*Written problem*: Reproduce, character for character, the lines below from the first through the one with "const FONT = 'Lato';". Leave pictures out.

*Source material*:
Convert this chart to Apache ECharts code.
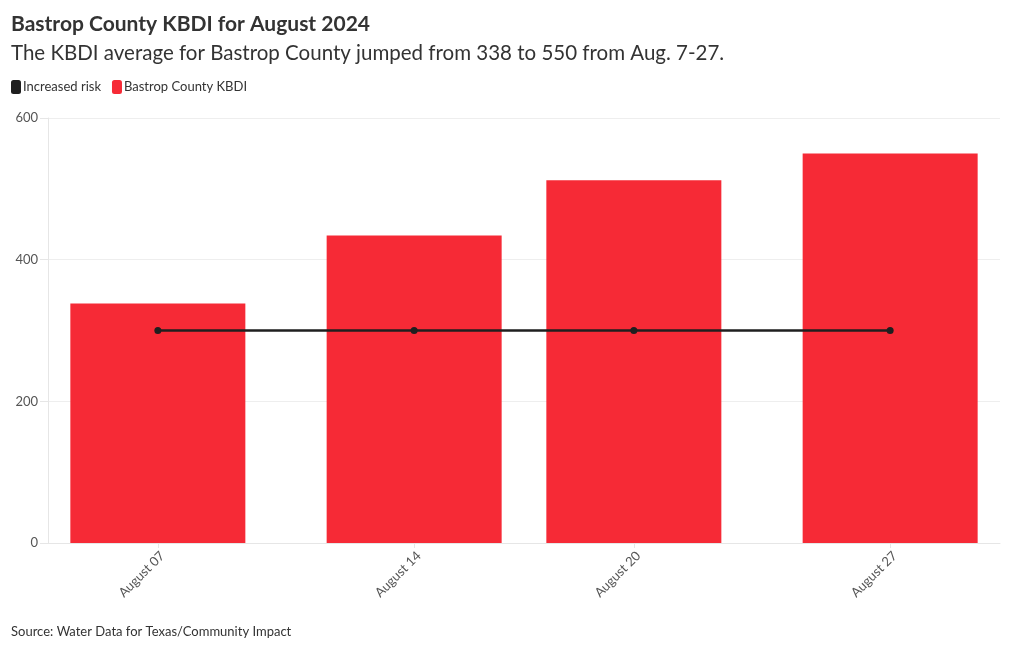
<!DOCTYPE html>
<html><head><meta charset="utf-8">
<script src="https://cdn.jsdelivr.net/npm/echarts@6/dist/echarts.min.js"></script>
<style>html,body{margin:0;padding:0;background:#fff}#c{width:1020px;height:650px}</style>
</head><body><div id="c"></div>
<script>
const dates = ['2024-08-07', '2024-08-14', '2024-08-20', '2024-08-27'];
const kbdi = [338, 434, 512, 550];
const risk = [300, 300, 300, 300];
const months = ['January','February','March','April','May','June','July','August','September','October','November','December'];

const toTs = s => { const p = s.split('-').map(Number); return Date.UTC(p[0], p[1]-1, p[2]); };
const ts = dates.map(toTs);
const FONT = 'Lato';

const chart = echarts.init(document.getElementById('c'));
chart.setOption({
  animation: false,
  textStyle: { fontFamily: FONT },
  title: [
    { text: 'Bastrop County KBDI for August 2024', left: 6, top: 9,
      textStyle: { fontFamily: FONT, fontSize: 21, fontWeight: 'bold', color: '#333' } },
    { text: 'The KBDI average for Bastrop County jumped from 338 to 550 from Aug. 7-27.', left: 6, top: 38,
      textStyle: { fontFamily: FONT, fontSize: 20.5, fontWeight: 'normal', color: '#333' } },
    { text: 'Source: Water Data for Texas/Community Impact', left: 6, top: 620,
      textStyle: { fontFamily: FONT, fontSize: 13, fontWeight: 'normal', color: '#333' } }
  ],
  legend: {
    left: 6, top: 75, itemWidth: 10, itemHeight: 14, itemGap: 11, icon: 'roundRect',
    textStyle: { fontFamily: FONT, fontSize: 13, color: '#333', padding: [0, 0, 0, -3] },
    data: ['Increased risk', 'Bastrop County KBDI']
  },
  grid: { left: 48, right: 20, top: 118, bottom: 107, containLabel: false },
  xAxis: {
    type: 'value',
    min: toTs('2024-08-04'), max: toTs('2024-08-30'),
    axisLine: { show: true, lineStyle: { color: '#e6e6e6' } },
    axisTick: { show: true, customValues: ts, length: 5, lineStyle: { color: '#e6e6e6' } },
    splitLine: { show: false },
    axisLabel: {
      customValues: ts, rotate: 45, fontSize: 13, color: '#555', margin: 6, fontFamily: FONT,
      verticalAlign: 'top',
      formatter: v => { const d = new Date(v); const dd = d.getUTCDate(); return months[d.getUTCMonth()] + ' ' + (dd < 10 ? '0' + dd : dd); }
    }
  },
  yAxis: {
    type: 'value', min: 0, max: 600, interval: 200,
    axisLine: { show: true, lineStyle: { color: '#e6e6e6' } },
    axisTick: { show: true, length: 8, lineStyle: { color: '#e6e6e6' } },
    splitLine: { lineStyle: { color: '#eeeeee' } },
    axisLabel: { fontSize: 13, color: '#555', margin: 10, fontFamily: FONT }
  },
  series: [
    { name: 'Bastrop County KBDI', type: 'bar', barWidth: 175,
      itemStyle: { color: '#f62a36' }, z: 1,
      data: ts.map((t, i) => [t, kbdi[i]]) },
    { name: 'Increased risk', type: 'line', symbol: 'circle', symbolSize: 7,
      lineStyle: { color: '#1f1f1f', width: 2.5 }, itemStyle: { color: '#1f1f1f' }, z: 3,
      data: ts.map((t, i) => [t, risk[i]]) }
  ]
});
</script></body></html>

*Completed exercise*:
Convert this chart to Apache ECharts code.
<!DOCTYPE html>
<html><head><meta charset="utf-8">
<script src="https://cdn.jsdelivr.net/npm/echarts@6/dist/echarts.min.js"></script>
<style>html,body{margin:0;padding:0;background:#fff}#c{width:1020px;height:650px}</style>
</head><body><div id="c"></div>
<script>
const dates = ['2024-08-07', '2024-08-14', '2024-08-20', '2024-08-27'];
const kbdi = [338, 434, 512, 550];
const risk = [300, 300, 300, 300];
const months = ['January','February','March','April','May','June','July','August','September','October','November','December'];

const toTs = s => { const p = s.split('-').map(Number); return Date.UTC(p[0], p[1]-1, p[2]); };
const ts = dates.map(toTs);
const FONT = 'Lato';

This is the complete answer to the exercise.